We stopped just south of Idaho Falls for a picnic lunch and dove into a watermelon full force. The kids took off their shirts and let the juice drip down their faces. It was a slice of heaven.
This particular rest stop had a mini hike you could take over volcanic rock. The best part of the walk wasn't the nature or the weather, but the scares from Dad. Darrick would go ahead a bit while the kids took their sweet time lagging behind with me, waving a bubble wand through the air and sending huge bubbles floating above the black rocks.
And then they would come around a corner and...
Oh man, every time I look at those faces, I laugh so hard. Kids. Gotta love them.
We wrapped up our walk and headed back to the car to finish the drive north.
The kids fell asleep in the car, tired from running and shitting their pants with fear and eating half a watermelon. So Darrick and I had a little over an hour to just swoon over the landscape as it unrolled and unfurled around us. Everywhere we looked were idyllic farms and green pastures and rolling mountains.
The most amazing part was when we found ourselves in the northern part of eastern Idaho and out the right side of the van was nothing but endless green pastures and a sneak preview of the Grand Tetons. They rose into the sky and touched the clouds and I snapped about 200 pictures of Idaho rushing by.

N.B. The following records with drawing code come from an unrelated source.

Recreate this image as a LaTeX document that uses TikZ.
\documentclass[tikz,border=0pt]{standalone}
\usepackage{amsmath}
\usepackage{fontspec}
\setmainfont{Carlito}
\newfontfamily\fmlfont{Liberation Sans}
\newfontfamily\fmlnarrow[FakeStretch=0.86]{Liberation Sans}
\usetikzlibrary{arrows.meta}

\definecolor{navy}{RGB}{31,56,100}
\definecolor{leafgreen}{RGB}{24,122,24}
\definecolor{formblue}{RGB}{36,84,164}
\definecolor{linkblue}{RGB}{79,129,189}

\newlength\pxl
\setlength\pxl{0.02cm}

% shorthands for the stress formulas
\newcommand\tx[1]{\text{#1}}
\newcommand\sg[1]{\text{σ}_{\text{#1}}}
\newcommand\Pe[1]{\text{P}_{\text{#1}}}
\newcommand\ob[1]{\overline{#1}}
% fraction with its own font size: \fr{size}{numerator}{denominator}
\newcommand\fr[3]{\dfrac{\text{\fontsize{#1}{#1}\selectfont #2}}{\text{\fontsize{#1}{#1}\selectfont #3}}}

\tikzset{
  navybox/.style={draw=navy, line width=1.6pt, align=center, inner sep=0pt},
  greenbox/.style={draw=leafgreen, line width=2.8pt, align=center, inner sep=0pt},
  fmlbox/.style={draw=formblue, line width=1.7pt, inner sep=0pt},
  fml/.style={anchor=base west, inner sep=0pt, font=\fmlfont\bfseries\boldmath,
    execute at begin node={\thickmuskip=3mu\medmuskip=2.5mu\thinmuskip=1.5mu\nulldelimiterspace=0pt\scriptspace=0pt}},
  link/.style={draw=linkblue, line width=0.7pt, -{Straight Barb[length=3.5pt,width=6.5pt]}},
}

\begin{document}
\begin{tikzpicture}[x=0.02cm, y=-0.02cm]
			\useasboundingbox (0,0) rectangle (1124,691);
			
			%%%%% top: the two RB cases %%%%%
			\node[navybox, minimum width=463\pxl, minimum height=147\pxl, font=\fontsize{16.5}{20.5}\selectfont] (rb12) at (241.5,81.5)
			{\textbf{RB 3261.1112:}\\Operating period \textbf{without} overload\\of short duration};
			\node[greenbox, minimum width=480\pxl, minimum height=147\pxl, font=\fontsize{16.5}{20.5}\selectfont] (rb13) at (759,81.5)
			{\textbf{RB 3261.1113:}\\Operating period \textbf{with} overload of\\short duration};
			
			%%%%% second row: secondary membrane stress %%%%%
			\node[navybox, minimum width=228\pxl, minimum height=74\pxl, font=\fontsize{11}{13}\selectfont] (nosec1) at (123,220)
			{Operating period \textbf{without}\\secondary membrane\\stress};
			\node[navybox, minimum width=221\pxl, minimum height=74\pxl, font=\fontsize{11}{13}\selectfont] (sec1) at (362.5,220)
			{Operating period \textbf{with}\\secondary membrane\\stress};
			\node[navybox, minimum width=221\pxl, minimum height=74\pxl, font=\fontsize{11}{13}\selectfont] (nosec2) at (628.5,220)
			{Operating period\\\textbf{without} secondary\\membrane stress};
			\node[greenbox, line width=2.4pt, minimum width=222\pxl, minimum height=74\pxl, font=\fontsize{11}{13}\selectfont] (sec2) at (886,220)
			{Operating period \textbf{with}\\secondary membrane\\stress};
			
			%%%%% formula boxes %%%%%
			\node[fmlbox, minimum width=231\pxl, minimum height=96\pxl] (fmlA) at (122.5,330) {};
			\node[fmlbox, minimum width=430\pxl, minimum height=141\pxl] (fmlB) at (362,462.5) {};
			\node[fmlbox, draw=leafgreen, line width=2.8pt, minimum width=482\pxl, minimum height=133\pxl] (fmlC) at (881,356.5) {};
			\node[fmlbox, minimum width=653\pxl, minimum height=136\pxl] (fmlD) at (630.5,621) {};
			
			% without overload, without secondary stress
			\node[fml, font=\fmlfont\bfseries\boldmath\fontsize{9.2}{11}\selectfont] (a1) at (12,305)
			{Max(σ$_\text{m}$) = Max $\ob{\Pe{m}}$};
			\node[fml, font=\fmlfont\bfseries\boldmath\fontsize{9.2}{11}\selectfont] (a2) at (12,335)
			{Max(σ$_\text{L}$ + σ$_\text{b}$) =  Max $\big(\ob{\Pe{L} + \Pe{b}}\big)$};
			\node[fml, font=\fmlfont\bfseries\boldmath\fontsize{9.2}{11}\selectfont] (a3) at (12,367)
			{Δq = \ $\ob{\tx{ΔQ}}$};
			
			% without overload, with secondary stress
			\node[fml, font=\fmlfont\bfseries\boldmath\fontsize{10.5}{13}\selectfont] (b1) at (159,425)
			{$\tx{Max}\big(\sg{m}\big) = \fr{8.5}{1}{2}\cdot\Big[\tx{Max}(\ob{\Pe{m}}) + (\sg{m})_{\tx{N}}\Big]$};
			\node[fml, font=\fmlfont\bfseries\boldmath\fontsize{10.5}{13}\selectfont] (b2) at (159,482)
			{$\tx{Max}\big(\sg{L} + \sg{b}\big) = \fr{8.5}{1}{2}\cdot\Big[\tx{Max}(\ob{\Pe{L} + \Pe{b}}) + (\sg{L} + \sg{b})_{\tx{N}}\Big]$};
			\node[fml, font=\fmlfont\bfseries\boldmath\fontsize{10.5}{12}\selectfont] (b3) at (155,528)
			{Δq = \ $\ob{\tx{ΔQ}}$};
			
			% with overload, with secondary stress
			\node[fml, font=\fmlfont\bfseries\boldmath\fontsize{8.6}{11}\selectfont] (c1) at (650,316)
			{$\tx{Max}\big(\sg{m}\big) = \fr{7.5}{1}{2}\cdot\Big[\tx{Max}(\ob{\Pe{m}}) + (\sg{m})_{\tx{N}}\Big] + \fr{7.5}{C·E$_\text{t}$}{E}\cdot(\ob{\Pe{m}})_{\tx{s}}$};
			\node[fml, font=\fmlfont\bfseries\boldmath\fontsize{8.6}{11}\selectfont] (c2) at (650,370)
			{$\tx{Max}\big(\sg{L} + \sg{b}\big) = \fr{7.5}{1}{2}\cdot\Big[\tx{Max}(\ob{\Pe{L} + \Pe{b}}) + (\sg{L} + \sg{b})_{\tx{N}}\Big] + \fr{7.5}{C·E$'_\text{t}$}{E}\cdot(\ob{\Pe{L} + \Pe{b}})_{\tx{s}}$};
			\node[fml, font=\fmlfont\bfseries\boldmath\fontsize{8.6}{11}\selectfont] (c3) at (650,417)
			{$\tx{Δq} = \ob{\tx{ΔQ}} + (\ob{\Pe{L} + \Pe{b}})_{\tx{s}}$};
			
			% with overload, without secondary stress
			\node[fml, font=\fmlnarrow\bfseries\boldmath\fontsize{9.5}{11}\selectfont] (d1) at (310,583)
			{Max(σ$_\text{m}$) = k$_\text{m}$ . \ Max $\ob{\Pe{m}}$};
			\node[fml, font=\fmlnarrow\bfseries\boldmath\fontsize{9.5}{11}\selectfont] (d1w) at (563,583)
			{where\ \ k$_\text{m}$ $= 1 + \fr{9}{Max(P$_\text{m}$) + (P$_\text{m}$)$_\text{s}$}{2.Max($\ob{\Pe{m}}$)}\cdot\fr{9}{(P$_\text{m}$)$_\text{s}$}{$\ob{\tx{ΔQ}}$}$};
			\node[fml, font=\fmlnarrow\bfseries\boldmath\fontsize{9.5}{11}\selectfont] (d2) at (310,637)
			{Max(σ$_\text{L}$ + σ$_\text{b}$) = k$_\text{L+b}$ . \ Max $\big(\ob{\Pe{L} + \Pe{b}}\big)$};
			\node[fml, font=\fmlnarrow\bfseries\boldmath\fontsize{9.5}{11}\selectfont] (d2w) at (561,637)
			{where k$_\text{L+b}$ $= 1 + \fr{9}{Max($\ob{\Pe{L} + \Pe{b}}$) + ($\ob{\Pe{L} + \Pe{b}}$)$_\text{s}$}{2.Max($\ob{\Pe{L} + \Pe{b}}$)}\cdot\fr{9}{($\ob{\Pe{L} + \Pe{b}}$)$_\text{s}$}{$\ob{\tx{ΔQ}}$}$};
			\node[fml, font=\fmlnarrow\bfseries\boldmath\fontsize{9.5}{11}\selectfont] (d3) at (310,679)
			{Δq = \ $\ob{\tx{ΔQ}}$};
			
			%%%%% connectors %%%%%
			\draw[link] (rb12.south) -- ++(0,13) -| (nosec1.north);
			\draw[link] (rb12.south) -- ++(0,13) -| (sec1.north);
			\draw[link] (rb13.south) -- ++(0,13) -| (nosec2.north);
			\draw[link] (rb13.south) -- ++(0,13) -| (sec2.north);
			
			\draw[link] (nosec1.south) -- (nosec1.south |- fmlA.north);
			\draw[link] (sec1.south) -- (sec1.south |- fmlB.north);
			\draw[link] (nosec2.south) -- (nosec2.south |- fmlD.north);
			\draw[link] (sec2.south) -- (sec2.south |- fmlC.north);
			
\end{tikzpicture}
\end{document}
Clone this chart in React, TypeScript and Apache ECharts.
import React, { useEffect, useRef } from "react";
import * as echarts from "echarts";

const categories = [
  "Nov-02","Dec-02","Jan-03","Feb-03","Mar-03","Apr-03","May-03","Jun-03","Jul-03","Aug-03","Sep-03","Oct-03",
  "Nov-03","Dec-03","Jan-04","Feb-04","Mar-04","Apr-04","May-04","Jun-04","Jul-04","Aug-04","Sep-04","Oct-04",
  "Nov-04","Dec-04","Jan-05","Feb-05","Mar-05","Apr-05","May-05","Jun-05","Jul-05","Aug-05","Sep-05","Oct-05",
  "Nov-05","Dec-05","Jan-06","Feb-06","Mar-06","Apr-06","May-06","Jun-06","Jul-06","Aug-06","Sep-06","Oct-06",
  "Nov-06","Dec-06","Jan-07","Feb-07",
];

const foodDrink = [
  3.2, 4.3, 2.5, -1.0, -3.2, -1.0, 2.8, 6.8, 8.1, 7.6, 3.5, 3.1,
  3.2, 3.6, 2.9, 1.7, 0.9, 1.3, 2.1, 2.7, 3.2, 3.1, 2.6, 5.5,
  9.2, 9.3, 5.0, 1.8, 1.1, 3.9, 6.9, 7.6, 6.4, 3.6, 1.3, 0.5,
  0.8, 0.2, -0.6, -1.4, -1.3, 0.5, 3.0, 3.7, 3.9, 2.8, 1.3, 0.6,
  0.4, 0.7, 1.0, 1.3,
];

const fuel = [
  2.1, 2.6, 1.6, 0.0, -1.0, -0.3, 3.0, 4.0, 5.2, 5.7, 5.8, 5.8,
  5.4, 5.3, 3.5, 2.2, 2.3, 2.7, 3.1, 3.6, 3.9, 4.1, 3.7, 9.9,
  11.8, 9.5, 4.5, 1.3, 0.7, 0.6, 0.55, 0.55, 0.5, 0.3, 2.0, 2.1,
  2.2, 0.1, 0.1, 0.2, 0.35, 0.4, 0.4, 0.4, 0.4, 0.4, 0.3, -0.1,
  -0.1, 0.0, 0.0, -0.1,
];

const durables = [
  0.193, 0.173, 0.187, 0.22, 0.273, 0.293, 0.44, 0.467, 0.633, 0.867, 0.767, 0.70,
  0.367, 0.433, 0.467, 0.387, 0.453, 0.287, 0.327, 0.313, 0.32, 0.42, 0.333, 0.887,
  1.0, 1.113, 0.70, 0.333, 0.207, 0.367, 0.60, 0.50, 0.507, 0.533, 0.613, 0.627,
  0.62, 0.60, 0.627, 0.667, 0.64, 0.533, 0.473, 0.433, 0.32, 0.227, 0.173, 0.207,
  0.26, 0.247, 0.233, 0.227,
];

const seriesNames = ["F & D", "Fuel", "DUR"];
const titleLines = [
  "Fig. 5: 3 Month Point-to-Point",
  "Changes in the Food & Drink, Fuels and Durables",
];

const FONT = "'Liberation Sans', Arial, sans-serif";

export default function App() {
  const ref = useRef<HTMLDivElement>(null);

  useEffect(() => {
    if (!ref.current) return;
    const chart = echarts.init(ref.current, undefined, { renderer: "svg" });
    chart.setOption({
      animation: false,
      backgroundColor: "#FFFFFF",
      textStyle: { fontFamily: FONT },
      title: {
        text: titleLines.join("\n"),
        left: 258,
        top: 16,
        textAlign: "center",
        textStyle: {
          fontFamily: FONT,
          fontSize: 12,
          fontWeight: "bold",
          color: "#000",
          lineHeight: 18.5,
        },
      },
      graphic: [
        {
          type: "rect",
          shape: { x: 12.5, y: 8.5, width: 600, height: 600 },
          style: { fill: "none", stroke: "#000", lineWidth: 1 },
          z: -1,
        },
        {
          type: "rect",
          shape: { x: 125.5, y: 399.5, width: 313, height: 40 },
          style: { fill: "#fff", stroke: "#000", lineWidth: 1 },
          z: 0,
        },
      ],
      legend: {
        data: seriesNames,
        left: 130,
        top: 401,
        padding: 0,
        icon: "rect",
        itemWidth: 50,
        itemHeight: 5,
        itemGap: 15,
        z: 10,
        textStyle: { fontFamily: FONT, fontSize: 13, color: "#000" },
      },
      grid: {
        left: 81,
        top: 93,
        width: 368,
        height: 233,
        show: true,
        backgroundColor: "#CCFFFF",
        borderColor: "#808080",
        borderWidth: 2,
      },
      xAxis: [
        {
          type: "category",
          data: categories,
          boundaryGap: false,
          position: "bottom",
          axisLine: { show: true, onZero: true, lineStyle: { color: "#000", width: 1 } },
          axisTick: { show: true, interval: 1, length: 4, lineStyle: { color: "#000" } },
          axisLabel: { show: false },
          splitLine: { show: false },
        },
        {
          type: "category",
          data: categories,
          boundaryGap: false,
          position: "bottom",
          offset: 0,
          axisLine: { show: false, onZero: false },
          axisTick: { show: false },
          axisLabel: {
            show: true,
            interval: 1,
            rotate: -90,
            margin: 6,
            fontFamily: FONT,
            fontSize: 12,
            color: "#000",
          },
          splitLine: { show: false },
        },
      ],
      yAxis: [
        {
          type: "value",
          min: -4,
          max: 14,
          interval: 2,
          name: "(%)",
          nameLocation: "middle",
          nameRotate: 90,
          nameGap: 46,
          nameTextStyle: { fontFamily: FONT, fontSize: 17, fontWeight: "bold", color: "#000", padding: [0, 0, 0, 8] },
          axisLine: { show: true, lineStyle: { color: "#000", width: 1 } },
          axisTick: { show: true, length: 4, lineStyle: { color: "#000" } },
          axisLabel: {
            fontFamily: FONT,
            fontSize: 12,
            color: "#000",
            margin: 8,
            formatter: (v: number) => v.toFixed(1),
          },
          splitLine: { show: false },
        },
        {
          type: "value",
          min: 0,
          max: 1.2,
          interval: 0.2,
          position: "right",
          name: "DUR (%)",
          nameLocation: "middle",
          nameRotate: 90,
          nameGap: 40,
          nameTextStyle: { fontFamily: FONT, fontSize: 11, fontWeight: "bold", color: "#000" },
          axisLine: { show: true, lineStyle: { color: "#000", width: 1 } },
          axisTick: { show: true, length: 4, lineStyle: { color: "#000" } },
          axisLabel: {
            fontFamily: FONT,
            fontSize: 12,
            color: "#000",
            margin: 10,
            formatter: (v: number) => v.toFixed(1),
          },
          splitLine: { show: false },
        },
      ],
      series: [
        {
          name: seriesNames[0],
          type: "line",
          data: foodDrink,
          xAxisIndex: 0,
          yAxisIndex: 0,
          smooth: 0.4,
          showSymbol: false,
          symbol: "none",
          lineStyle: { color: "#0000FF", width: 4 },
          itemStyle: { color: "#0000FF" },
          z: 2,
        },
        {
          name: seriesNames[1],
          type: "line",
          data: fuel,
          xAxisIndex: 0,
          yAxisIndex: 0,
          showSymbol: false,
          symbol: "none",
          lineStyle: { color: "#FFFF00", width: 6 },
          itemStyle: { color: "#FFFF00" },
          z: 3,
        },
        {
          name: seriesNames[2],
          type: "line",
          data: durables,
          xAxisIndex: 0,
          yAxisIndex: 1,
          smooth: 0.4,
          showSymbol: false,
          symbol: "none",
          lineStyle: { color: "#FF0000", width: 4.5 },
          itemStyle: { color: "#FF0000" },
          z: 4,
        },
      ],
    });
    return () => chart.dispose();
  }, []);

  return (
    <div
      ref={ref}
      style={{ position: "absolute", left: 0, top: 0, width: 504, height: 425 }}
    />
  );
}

Shortly before we got into the corner of Montana that we'd be making into a home-base the kids started to stir in the back, so we took the first turn off road we could find to give them a chance to go to the bathroom and stretch their little legs. By luck, we ended up in Henry's Lake Park which was a beautiful glimpse of what the next week would have to offer. Luca's head bobbed up sleepily from her nap, she stretched and looked out the window, and from the backseat we heard her exclaim, "Wow! This is awesome!" And let me tell you that even if the rest of the trip had been a complete disaster, that little outburst of pure unadulterated kid amazement would have made it all worth it to me.
There was a lot of time for running around in tall grass and picking wildflowers, which was just what we all needed after so many hours driving.
Those dandelion flowers became a mainstay of our trip. They were everywhere, and my kids could not be stopped from picking them. People would give them weird looks, carrying around these weeds, but in their eyes the were picking bright yellow wildflowers. Isn't a wildflower just a weed someone chose to admire, anyhow?
I mean, this guy is technically a weed, but he's also the size of Rohan's head and had people stopping to lean over and snap shots of him.
That's the most beautiful thing about traveling somewhere lik Yellowstone with kids. People go there for the Grand Canyon of Yellowstone or Old Faithful. Kids see the beauty in bright yellow blooms they named 'sunny flowers' and a huge purple weed thriving by the side of one of Yellowstone's biggest pools of thermal waters.